→ Stored data:
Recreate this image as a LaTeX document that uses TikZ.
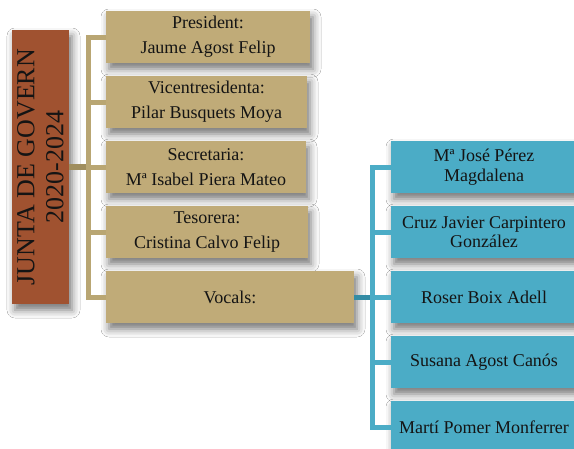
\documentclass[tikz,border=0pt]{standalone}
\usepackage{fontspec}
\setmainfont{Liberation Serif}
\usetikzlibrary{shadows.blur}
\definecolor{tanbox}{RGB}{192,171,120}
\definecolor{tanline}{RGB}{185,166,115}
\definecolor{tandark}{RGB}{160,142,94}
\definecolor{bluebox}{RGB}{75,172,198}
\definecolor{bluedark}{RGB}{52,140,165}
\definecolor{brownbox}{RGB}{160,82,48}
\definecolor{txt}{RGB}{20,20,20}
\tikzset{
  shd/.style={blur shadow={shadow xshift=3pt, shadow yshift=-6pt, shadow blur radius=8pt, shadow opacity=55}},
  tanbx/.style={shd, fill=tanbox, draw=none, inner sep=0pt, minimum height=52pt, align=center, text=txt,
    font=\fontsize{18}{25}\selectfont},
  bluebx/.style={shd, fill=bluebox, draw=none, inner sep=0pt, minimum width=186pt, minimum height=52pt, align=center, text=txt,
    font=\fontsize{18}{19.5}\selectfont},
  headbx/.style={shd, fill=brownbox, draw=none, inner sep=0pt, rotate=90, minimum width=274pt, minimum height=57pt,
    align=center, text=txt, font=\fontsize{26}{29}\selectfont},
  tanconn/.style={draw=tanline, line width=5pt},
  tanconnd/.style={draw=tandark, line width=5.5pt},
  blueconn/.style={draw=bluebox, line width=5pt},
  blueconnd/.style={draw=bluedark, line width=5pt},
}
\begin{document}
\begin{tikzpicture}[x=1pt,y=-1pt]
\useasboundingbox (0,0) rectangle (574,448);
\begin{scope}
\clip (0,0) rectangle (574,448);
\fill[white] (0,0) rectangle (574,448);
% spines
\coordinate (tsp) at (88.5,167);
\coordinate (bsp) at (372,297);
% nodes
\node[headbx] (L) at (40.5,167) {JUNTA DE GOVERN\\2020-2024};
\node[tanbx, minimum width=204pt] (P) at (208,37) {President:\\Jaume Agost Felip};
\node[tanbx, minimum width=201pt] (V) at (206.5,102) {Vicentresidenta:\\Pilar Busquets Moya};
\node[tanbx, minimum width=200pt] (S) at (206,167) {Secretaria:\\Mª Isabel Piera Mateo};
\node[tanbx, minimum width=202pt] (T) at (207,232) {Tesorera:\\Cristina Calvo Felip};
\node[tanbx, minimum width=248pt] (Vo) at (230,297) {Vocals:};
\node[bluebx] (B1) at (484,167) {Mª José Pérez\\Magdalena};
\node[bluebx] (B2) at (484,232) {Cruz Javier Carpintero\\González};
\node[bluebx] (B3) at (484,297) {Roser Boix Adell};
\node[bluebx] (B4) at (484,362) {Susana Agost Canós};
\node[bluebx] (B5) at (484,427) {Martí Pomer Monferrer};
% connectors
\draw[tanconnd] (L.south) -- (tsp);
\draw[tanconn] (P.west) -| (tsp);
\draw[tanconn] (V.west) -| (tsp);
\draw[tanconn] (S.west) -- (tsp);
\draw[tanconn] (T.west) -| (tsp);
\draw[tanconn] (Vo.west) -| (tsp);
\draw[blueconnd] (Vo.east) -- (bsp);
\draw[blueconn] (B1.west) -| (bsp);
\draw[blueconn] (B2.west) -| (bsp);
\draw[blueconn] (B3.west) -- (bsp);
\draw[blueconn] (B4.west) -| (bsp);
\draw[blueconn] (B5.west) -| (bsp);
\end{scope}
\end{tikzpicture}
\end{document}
--
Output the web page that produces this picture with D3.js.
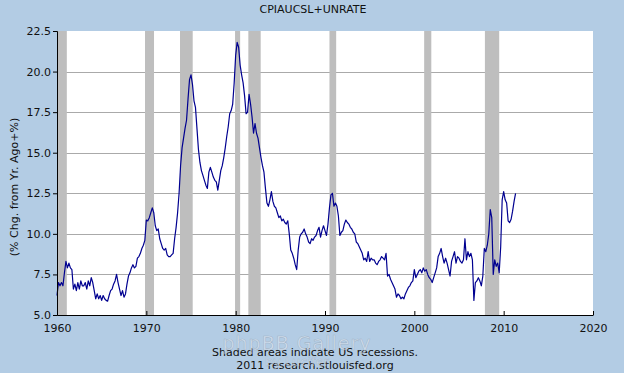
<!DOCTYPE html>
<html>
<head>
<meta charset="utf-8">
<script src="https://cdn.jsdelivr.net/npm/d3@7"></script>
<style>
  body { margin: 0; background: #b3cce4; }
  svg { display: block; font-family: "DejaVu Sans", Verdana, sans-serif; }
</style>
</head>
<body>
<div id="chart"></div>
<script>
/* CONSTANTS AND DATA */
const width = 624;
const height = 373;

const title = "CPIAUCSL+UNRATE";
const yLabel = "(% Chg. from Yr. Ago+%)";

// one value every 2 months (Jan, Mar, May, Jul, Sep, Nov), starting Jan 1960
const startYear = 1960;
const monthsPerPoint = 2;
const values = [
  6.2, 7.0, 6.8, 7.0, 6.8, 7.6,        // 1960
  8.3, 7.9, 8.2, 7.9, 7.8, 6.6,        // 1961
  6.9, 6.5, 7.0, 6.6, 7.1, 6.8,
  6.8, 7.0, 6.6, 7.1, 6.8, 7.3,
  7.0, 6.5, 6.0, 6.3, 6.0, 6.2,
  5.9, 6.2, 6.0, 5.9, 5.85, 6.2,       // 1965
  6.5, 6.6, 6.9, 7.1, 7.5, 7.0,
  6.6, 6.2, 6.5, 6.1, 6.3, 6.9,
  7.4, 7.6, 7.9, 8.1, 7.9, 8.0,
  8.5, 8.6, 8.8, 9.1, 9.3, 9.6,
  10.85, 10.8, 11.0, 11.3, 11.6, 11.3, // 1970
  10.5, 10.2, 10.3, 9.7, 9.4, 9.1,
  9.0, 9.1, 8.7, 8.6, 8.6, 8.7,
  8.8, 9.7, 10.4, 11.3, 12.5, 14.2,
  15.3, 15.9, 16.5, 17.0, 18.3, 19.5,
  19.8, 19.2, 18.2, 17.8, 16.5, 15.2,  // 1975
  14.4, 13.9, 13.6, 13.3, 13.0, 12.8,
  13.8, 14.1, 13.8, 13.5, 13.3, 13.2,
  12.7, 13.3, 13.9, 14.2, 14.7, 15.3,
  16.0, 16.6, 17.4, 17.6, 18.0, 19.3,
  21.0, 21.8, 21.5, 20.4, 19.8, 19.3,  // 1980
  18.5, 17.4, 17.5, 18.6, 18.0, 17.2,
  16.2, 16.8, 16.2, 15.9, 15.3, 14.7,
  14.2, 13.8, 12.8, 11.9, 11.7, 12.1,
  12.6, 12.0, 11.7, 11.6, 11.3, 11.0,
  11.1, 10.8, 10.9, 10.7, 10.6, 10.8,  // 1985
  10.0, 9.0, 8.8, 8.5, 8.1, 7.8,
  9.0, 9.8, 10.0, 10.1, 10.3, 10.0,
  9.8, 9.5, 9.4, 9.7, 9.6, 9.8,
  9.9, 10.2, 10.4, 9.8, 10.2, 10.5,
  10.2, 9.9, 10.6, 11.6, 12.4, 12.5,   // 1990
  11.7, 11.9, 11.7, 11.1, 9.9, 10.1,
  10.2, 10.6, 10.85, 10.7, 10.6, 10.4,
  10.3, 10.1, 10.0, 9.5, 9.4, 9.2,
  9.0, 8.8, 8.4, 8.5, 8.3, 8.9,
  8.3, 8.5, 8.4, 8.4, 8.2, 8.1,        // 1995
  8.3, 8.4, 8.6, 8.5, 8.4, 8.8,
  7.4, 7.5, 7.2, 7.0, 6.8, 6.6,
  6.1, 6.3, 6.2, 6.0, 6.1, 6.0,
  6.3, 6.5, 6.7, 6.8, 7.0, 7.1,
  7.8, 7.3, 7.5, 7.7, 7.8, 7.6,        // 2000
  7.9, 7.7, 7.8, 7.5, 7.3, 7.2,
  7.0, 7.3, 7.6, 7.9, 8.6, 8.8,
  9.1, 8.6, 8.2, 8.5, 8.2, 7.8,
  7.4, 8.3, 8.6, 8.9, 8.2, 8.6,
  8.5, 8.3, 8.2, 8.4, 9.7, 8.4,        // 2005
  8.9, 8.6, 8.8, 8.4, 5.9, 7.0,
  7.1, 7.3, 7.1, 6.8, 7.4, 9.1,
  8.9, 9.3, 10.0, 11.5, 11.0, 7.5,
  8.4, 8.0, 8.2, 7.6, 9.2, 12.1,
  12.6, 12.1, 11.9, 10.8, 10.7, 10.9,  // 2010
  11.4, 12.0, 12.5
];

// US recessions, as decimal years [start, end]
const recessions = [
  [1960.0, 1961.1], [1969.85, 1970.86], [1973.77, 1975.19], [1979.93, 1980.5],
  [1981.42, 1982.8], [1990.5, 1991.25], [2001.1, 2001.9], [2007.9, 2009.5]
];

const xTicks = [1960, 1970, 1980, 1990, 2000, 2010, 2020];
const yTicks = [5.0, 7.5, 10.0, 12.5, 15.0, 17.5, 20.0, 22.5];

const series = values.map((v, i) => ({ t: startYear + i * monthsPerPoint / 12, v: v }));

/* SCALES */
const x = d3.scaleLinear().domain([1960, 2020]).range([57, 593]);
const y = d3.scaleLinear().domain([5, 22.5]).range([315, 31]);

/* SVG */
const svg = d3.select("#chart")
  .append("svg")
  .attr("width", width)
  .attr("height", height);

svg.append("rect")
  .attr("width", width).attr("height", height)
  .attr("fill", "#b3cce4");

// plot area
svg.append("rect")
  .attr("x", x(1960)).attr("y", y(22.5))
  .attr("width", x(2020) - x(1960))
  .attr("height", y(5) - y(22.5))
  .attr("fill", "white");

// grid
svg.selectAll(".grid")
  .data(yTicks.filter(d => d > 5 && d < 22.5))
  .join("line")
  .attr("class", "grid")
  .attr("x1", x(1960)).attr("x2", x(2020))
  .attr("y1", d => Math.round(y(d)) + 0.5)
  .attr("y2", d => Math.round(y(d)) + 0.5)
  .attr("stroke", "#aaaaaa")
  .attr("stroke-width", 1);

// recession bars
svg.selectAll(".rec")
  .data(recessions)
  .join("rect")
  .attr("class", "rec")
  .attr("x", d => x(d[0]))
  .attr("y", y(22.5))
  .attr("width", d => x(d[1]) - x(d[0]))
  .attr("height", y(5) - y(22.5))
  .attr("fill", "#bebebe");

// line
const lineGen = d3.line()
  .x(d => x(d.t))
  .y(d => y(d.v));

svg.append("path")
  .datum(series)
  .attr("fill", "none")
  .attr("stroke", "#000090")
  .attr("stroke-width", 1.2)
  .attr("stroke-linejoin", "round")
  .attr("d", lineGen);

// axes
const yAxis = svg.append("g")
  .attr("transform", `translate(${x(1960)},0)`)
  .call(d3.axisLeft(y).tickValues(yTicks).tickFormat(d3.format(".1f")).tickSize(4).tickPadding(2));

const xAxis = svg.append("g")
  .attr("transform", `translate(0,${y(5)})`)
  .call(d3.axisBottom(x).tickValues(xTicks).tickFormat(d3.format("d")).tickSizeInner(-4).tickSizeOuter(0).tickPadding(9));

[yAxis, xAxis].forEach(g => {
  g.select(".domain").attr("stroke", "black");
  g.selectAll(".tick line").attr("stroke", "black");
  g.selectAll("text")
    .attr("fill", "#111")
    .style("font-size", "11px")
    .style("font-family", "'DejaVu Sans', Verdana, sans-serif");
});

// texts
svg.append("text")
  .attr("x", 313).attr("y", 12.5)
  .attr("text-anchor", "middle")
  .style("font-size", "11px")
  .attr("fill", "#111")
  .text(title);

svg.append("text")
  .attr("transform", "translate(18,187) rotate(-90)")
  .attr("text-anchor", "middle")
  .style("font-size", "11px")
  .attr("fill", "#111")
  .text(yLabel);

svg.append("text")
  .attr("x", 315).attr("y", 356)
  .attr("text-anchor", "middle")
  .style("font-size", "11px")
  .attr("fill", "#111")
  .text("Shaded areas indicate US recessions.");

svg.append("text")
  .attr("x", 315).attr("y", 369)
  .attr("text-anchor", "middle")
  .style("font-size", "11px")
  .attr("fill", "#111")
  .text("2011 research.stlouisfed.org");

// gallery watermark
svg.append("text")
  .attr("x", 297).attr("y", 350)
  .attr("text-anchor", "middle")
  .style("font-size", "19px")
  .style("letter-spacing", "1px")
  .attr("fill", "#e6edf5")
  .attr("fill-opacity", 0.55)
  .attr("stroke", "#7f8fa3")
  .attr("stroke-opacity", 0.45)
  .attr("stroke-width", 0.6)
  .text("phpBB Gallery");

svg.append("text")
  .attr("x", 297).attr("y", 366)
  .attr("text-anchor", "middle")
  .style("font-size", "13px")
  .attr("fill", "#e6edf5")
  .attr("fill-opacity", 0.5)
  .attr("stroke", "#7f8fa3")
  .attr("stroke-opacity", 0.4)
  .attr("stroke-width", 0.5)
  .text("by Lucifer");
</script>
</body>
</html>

→ What is asked: Copy out every line with the word "this".

→ Solved exercise:
Recreate this image as a LaTeX document that uses TikZ.
Output the web page that produces this picture with D3.js.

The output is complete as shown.